### Written exercise:
Copy out each line exactly; pictures stay out of the copy.

Entries with chart source code
━━━
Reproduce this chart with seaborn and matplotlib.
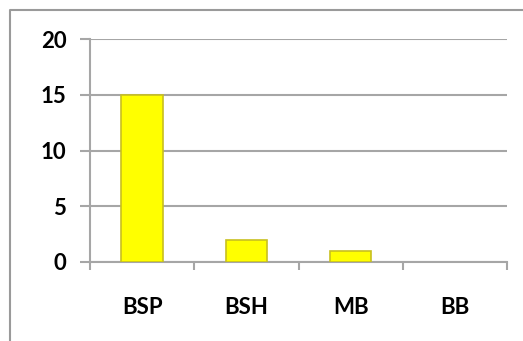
import matplotlib
matplotlib.use("Agg")
import matplotlib.pyplot as plt
from matplotlib.lines import Line2D
from matplotlib.ticker import FixedLocator
import seaborn as sns
import pandas as pd

categories = ["BSP", "BSH", "MB", "BB"]
values = [15, 2, 1, 0]
y_ticks = [0, 5, 10, 15, 20]

sns.set_theme(style="white")
plt.rcParams["font.family"] = ["Lato", "DejaVu Sans"]

df = pd.DataFrame({"cat": categories, "val": values})

W, H, DPI = 523, 341, 100
fig = plt.figure(figsize=(W / DPI, H / DPI), dpi=DPI)
ax = fig.add_axes([90 / W, 1 - 262 / H, (507 - 90) / W, (262 - 39) / H])

sns.barplot(data=df, x="cat", y="val", ax=ax, color="#FFFF00", width=0.4,
            saturation=1, edgecolor="#C8C020", linewidth=1.2, zorder=3)
# empty categories show no outline
for p in ax.patches:
    if p.get_height() == 0:
        p.set_edgecolor("none")

ax.set_xlim(-0.5, len(categories) - 0.5)
ax.set_ylim(0, 20)
ax.set_yticks(y_ticks)
ax.yaxis.grid(True, color="#A6A6A6", linewidth=1.5, zorder=0)
ax.set_axisbelow(True)

for s in ["top", "right"]:
    ax.spines[s].set_visible(False)
for s in ["left", "bottom"]:
    ax.spines[s].set_color("#A6A6A6")
    ax.spines[s].set_linewidth(1.5)

# category separators as minor ticks below the x axis
ax.xaxis.set_minor_locator(FixedLocator([i - 0.5 for i in range(len(categories) + 1)]))
ax.tick_params(axis="x", which="minor", bottom=True, length=6, width=1.5, color="#A6A6A6")
ax.tick_params(axis="x", which="major", bottom=False, length=0, pad=25,
               labelsize=16, labelcolor="black")
ax.tick_params(axis="y", left=True, length=7, width=1.5, color="#A6A6A6",
               pad=10, labelsize=16, labelcolor="black")
for lab in ax.get_xticklabels() + ax.get_yticklabels():
    lab.set_fontweight("bold")

ax.set_xlabel("")
ax.set_ylabel("")

# chart frame
fig.add_artist(Line2D([10 / W, 10 / W, 1.0], [0.0, 1 - 10 / H, 1 - 10 / H],
                      transform=fig.transFigure, color="#9A9A9A", linewidth=1.5))

fig.savefig("out.png", dpi=DPI)
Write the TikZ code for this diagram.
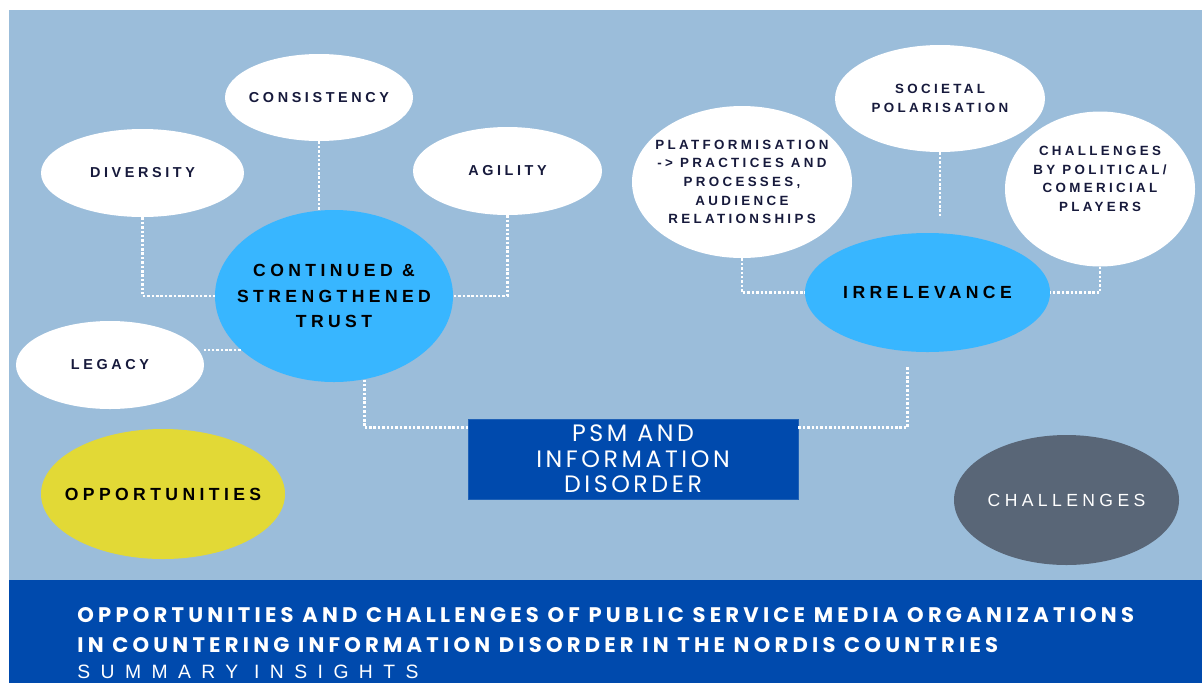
\documentclass[tikz,border=0pt]{standalone}
\usepackage{fontspec}
\setmainfont{Liberation Sans}
\newfontfamily\bubblefont[LetterSpace=25]{Liberation Sans}
\newfontfamily\boxfont[LetterSpace=15]{Poppins}
\newfontfamily\bannerfont[LetterSpace=20]{Poppins}
\newfontfamily\insightfont[LetterSpace=54]{Liberation Sans}
\usetikzlibrary{shapes.geometric}

\definecolor{panel}{HTML}{9BBDDA}
\definecolor{banner}{HTML}{004AAD}
\definecolor{sky}{HTML}{38B6FF}
\definecolor{mustard}{HTML}{E2D936}
\definecolor{slate}{HTML}{596677}
\definecolor{ink}{HTML}{171A3C}

\begin{document}
\begin{tikzpicture}[x=0.02cm, y=-0.02cm,
    bubble/.style={ellipse, fill=white, text=ink, inner xsep=-20*\Unit, inner ysep=0pt, align=center},
    small/.style={font=\bubblefont\bfseries\fontsize{7.6}{10.6}\selectfont},
    word/.style={font=\bubblefont\bfseries\fontsize{8.2}{10}\selectfont},
    key/.style={font=\bubblefont\bfseries\fontsize{10}{14.5}\selectfont},
    headline/.style={anchor=base west, inner sep=0pt, text=white},
    link/.style={draw=white, line width=1.4pt, dash pattern=on 1.4pt off 1.1pt}]
  \newcommand*{\Unit}{0.02cm}
  \useasboundingbox (0,0) rectangle (1202,683);
  \fill[white] (0,0) rectangle (1202,683);
  \fill[panel] (9,10) rectangle (1202,580);
  \fill[banner] (9,580) rectangle (1202,683);

  % opportunities side
  \node[bubble, word, minimum width=188*\Unit, minimum height=87*\Unit] (consistency) at (319,97.5) {CONSISTENCY};
  \node[bubble, word, minimum width=203*\Unit, minimum height=88*\Unit] (diversity) at (142.5,173) {DIVERSITY};
  \node[bubble, word, minimum width=189*\Unit, minimum height=88*\Unit] (agility) at (507.5,171) {AGILITY};
  \node[bubble, word, minimum width=188*\Unit, minimum height=88*\Unit] (legacy) at (110,365) {LEGACY};
  \node[bubble, key, fill=sky, text=black, minimum width=238*\Unit, minimum height=172*\Unit] (trust) at (334,296)
    {CONTINUED \&\\STRENGTHENED\\TRUST};
  \node[bubble, key, fill=mustard, text=black, minimum width=244*\Unit, minimum height=130*\Unit] (opportunities) at (163,494) {OPPORTUNITIES};

  % challenges side
  \node[bubble, small, minimum width=210*\Unit, minimum height=107*\Unit] (societal) at (940,98.5) {SOCIETAL\\POLARISATION};
  \node[bubble, small, minimum width=220*\Unit, minimum height=152*\Unit] (platform) at (742,182)
    {PLATFORMISATION\\-> PRACTICES AND\\PROCESSES,\\AUDIENCE\\RELATIONSHIPS};
  \node[bubble, small, minimum width=190*\Unit, minimum height=155*\Unit] (political) at (1100,189)
    {CHALLENGES\\BY POLITICAL/\\COMERICIAL\\PLAYERS\\[1pt]~};
  \node[bubble, key, fill=sky, text=black, minimum width=245*\Unit, minimum height=119*\Unit] (irrelevance) at (927.5,292.5) {IRRELEVANCE};
  \node[bubble, font=\bubblefont\fontsize{10}{14.5}\selectfont, fill=slate, text=white,
    minimum width=225*\Unit, minimum height=130*\Unit] (challenges) at (1066.5,500) {CHALLENGES};

  % centre box
  \node[fill=banner, draw=banner!80!panel, line width=0.5pt, text=white, align=center,
    minimum width=330*\Unit, minimum height=80*\Unit, inner sep=0pt,
    font=\boxfont\fontsize{13.5}{14.5}\selectfont] (psm) at (633,459) {PSM AND\\INFORMATION\\DISORDER};

  % dotted links
  \draw[link] (consistency.south) -- (consistency.south |- trust.north);
  \draw[link] (diversity.south) |- (trust.west);
  \draw[link] (agility.south) |- (trust.east);
  \draw[link] (trust.210) -- (trust.210 -| legacy.east);
  \draw[link] (trust.290) |- ([yshift=-9*\Unit]psm.north west);
  \coordinate (irrfoot) at ([xshift=-20*\Unit, yshift=-13*\Unit]irrelevance.south);
  \draw[link] ([yshift=-9*\Unit]psm.north east) -| (irrfoot);
  \draw[link] (platform.south) |- (irrelevance.west);
  \coordinate (socfoot) at ([yshift=-64*\Unit]societal.south);
  \draw[link] (societal.south) -- (socfoot);
  \draw[link] (political.south) |- (irrelevance.east);

  % banner
  \node[headline, font=\bannerfont\bfseries\fontsize{12}{13}\selectfont] (title) at (77,622)
    {OPPORTUNITIES AND CHALLENGES OF PUBLIC SERVICE MEDIA ORGANIZATIONS};
  \node[headline, font=\bannerfont\bfseries\fontsize{12}{13}\selectfont] (subtitle) at (77,652)
    {IN COUNTERING INFORMATION DISORDER IN THE NORDIS COUNTRIES};
  \node[headline, font=\insightfont\fontsize{11}{13}\selectfont] (insights) at (77,678)
    {SUMMARY INSIGHTS};
\end{tikzpicture}
\end{document}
━━━
### Correct response:
Reproduce this chart with seaborn and matplotlib.
import matplotlib
matplotlib.use("Agg")
import matplotlib.pyplot as plt
from matplotlib.lines import Line2D
from matplotlib.ticker import FixedLocator
import seaborn as sns
import pandas as pd

categories = ["BSP", "BSH", "MB", "BB"]
values = [15, 2, 1, 0]
y_ticks = [0, 5, 10, 15, 20]

sns.set_theme(style="white")
plt.rcParams["font.family"] = ["Lato", "DejaVu Sans"]

df = pd.DataFrame({"cat": categories, "val": values})

W, H, DPI = 523, 341, 100
fig = plt.figure(figsize=(W / DPI, H / DPI), dpi=DPI)
ax = fig.add_axes([90 / W, 1 - 262 / H, (507 - 90) / W, (262 - 39) / H])

sns.barplot(data=df, x="cat", y="val", ax=ax, color="#FFFF00", width=0.4,
            saturation=1, edgecolor="#C8C020", linewidth=1.2, zorder=3)
# empty categories show no outline
for p in ax.patches:
    if p.get_height() == 0:
        p.set_edgecolor("none")

ax.set_xlim(-0.5, len(categories) - 0.5)
ax.set_ylim(0, 20)
ax.set_yticks(y_ticks)
ax.yaxis.grid(True, color="#A6A6A6", linewidth=1.5, zorder=0)
ax.set_axisbelow(True)

for s in ["top", "right"]:
    ax.spines[s].set_visible(False)
for s in ["left", "bottom"]:
    ax.spines[s].set_color("#A6A6A6")
    ax.spines[s].set_linewidth(1.5)

# category separators as minor ticks below the x axis
ax.xaxis.set_minor_locator(FixedLocator([i - 0.5 for i in range(len(categories) + 1)]))
ax.tick_params(axis="x", which="minor", bottom=True, length=6, width=1.5, color="#A6A6A6")
ax.tick_params(axis="x", which="major", bottom=False, length=0, pad=25,
               labelsize=16, labelcolor="black")
ax.tick_params(axis="y", left=True, length=7, width=1.5, color="#A6A6A6",
               pad=10, labelsize=16, labelcolor="black")
for lab in ax.get_xticklabels() + ax.get_yticklabels():
    lab.set_fontweight("bold")

ax.set_xlabel("")
ax.set_ylabel("")

# chart frame
fig.add_artist(Line2D([10 / W, 10 / W, 1.0], [0.0, 1 - 10 / H, 1 - 10 / H],
                      transform=fig.transFigure, color="#9A9A9A", linewidth=1.5))

fig.savefig("out.png", dpi=DPI)
Write the TikZ code for this diagram.
\documentclass[tikz,border=0pt]{standalone}
\usepackage{fontspec}
\setmainfont{Liberation Sans}
\newfontfamily\bubblefont[LetterSpace=25]{Liberation Sans}
\newfontfamily\boxfont[LetterSpace=15]{Poppins}
\newfontfamily\bannerfont[LetterSpace=20]{Poppins}
\newfontfamily\insightfont[LetterSpace=54]{Liberation Sans}
\usetikzlibrary{shapes.geometric}

\definecolor{panel}{HTML}{9BBDDA}
\definecolor{banner}{HTML}{004AAD}
\definecolor{sky}{HTML}{38B6FF}
\definecolor{mustard}{HTML}{E2D936}
\definecolor{slate}{HTML}{596677}
\definecolor{ink}{HTML}{171A3C}

\begin{document}
\begin{tikzpicture}[x=0.02cm, y=-0.02cm,
    bubble/.style={ellipse, fill=white, text=ink, inner xsep=-20*\Unit, inner ysep=0pt, align=center},
    small/.style={font=\bubblefont\bfseries\fontsize{7.6}{10.6}\selectfont},
    word/.style={font=\bubblefont\bfseries\fontsize{8.2}{10}\selectfont},
    key/.style={font=\bubblefont\bfseries\fontsize{10}{14.5}\selectfont},
    headline/.style={anchor=base west, inner sep=0pt, text=white},
    link/.style={draw=white, line width=1.4pt, dash pattern=on 1.4pt off 1.1pt}]
  \newcommand*{\Unit}{0.02cm}
  \useasboundingbox (0,0) rectangle (1202,683);
  \fill[white] (0,0) rectangle (1202,683);
  \fill[panel] (9,10) rectangle (1202,580);
  \fill[banner] (9,580) rectangle (1202,683);

  % opportunities side
  \node[bubble, word, minimum width=188*\Unit, minimum height=87*\Unit] (consistency) at (319,97.5) {CONSISTENCY};
  \node[bubble, word, minimum width=203*\Unit, minimum height=88*\Unit] (diversity) at (142.5,173) {DIVERSITY};
  \node[bubble, word, minimum width=189*\Unit, minimum height=88*\Unit] (agility) at (507.5,171) {AGILITY};
  \node[bubble, word, minimum width=188*\Unit, minimum height=88*\Unit] (legacy) at (110,365) {LEGACY};
  \node[bubble, key, fill=sky, text=black, minimum width=238*\Unit, minimum height=172*\Unit] (trust) at (334,296)
    {CONTINUED \&\\STRENGTHENED\\TRUST};
  \node[bubble, key, fill=mustard, text=black, minimum width=244*\Unit, minimum height=130*\Unit] (opportunities) at (163,494) {OPPORTUNITIES};

  % challenges side
  \node[bubble, small, minimum width=210*\Unit, minimum height=107*\Unit] (societal) at (940,98.5) {SOCIETAL\\POLARISATION};
  \node[bubble, small, minimum width=220*\Unit, minimum height=152*\Unit] (platform) at (742,182)
    {PLATFORMISATION\\-> PRACTICES AND\\PROCESSES,\\AUDIENCE\\RELATIONSHIPS};
  \node[bubble, small, minimum width=190*\Unit, minimum height=155*\Unit] (political) at (1100,189)
    {CHALLENGES\\BY POLITICAL/\\COMERICIAL\\PLAYERS\\[1pt]~};
  \node[bubble, key, fill=sky, text=black, minimum width=245*\Unit, minimum height=119*\Unit] (irrelevance) at (927.5,292.5) {IRRELEVANCE};
  \node[bubble, font=\bubblefont\fontsize{10}{14.5}\selectfont, fill=slate, text=white,
    minimum width=225*\Unit, minimum height=130*\Unit] (challenges) at (1066.5,500) {CHALLENGES};

  % centre box
  \node[fill=banner, draw=banner!80!panel, line width=0.5pt, text=white, align=center,
    minimum width=330*\Unit, minimum height=80*\Unit, inner sep=0pt,
    font=\boxfont\fontsize{13.5}{14.5}\selectfont] (psm) at (633,459) {PSM AND\\INFORMATION\\DISORDER};

  % dotted links
  \draw[link] (consistency.south) -- (consistency.south |- trust.north);
  \draw[link] (diversity.south) |- (trust.west);
  \draw[link] (agility.south) |- (trust.east);
  \draw[link] (trust.210) -- (trust.210 -| legacy.east);
  \draw[link] (trust.290) |- ([yshift=-9*\Unit]psm.north west);
  \coordinate (irrfoot) at ([xshift=-20*\Unit, yshift=-13*\Unit]irrelevance.south);
  \draw[link] ([yshift=-9*\Unit]psm.north east) -| (irrfoot);
  \draw[link] (platform.south) |- (irrelevance.west);
  \coordinate (socfoot) at ([yshift=-64*\Unit]societal.south);
  \draw[link] (societal.south) -- (socfoot);
  \draw[link] (political.south) |- (irrelevance.east);

  % banner
  \node[headline, font=\bannerfont\bfseries\fontsize{12}{13}\selectfont] (title) at (77,622)
    {OPPORTUNITIES AND CHALLENGES OF PUBLIC SERVICE MEDIA ORGANIZATIONS};
  \node[headline, font=\bannerfont\bfseries\fontsize{12}{13}\selectfont] (subtitle) at (77,652)
    {IN COUNTERING INFORMATION DISORDER IN THE NORDIS COUNTRIES};
  \node[headline, font=\insightfont\fontsize{11}{13}\selectfont] (insights) at (77,678)
    {SUMMARY INSIGHTS};
\end{tikzpicture}
\end{document}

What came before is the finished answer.